New Zealand Labour Party

Key's Levin claims are a lot of hot air

Levin hair salon owner Victoria Kaye-Simmons has cut through John Key’s claims that Labour’s plans to lift the minimum wage will hurt “the hairdressers in Levin or in Foxton”.

Team members at Victoria’s Shears Cutting Bar in The Mall, Levin, work on an earnings-sharing model which sees them paid an average of $21 per hour.

The approach has worked so well that four of her six-strong team have been with her for the 19 years she has owned the business, while the other two have both been there for six years.

Victoria said she does not believe Labour’s plans to raise the minimum wage to $16.25 per hour by 2015 would lead to job losses.

“If people were paid more they could afford to spend more, in businesses like mine and others in Levin,” said Victoria.

“When people are paid properly they feel valued, are happier in their work and stay in their jobs longer – which means consistency and better service. That’s good for customers and good for business.”

The Shears team are all senior stylists and keep 60 per cent of their earnings, with 40 per cent going to Victoria.
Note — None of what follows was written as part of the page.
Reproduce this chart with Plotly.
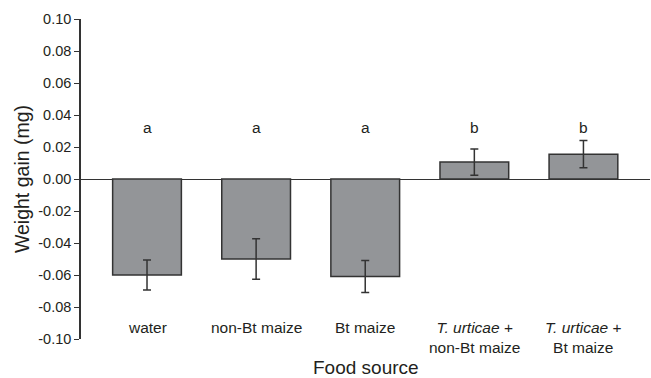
import plotly.graph_objects as go

categories = ["water", "non-Bt maize", "Bt maize", "T. urticae + non-Bt maize", "T. urticae + Bt maize"]
tick_labels = ["water", "non-Bt maize", "Bt maize",
               "<i>T. urticae</i> +<br>non-Bt maize", "<i>T. urticae</i> +<br>Bt maize"]
means = [-0.060, -0.050, -0.061, 0.0106, 0.0155]
se = [0.0093, 0.0127, 0.0100, 0.0082, 0.0085]
letters = ["a", "a", "a", "b", "b"]
y_tickvals = [-0.10, -0.08, -0.06, -0.04, -0.02, 0.0, 0.02, 0.04, 0.06, 0.08, 0.10]
y_ticktext = ["-0.10", "-0.08", "-0.06", "-0.04", "-0.02", "0.00", "0.02", "0.04", "0.06", "0.08", "0.10"]
letter_y = 0.032
label_y = -0.086

TXT = "#231f20"
FONT = "Liberation Sans, Arial, sans-serif"

fig = go.Figure()
fig.add_trace(go.Bar(
    x=categories, y=means,
    marker=dict(color="#939598", line=dict(color="#333333", width=1.5)),
    error_y=dict(type="data", array=se, visible=True, color="#333333", thickness=1.5, width=4),
    width=0.63,
))

for c, l in zip(categories, letters):
    fig.add_annotation(x=c, y=letter_y, text=l, showarrow=False, xref="x", yref="y",
                       yanchor="middle", font=dict(size=15.5, color=TXT, family=FONT))
for c, t in zip(categories, tick_labels):
    fig.add_annotation(x=c, y=label_y, text=t, showarrow=False, xref="x", yref="y",
                       yanchor="top", align="center", font=dict(size=15.5, color=TXT, family=FONT))

fig.add_annotation(x=0.5, y=-0.05, xref="paper", yref="paper", text="Food source",
                   showarrow=False, yanchor="top", font=dict(size=19, color=TXT, family=FONT))

fig.update_layout(
    width=651, height=378,
    margin=dict(l=81, r=1, t=19, b=39),
    paper_bgcolor="white", plot_bgcolor="white",
    showlegend=False,
    font=dict(family=FONT, color=TXT),
    xaxis=dict(range=[-0.605, 4.61], showticklabels=False, ticks="", showline=False,
               showgrid=False, zeroline=False),
    yaxis=dict(range=[-0.10, 0.10], tickmode="array",
               tickvals=y_tickvals, ticktext=y_ticktext,
               ticks="outside", ticklen=5, tickwidth=1.2, tickcolor="#333333",
               showline=True, linecolor="#333333", linewidth=1.5,
               showgrid=False, zeroline=True, zerolinecolor="#333333", zerolinewidth=1.2,
               tickfont=dict(size=14.5, color=TXT, family=FONT),
               title=dict(text="Weight gain (mg)", font=dict(size=19.5, color=TXT, family=FONT), standoff=3)),
)

fig.write_html("out.html", config={"displayModeBar": False})

# remove the default page margin so the figure sits at the window's top-left corner
with open("out.html", "r", encoding="utf-8") as f:
    html = f.read()
html = html.replace("<head>", "<head><style>html,body{margin:0;padding:0;overflow:hidden;}</style>", 1)
with open("out.html", "w", encoding="utf-8") as f:
    f.write(html)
“I would make more if I paid people the minimum wage but I couldn’t morally do that,” said Victoria. “I was treated well by my employers in Levin when I started out in hairdressing and decided that if I ever owned my own salon, I was going to do the same.”

Victoria is also in her second term representing Levin Ward on Horowhenua District Council and says her fellow stylists’ support is invaluable in enabling her to serve the community and run the business.

“I wanted to do something for the community before I turned 40. I talked to the girls about it first and they all said “go for it”, she said.

“They run everything while I’m not there. I think if I was being paid $14.25 an hour, I’d be pretty cranky about being asked to do that.”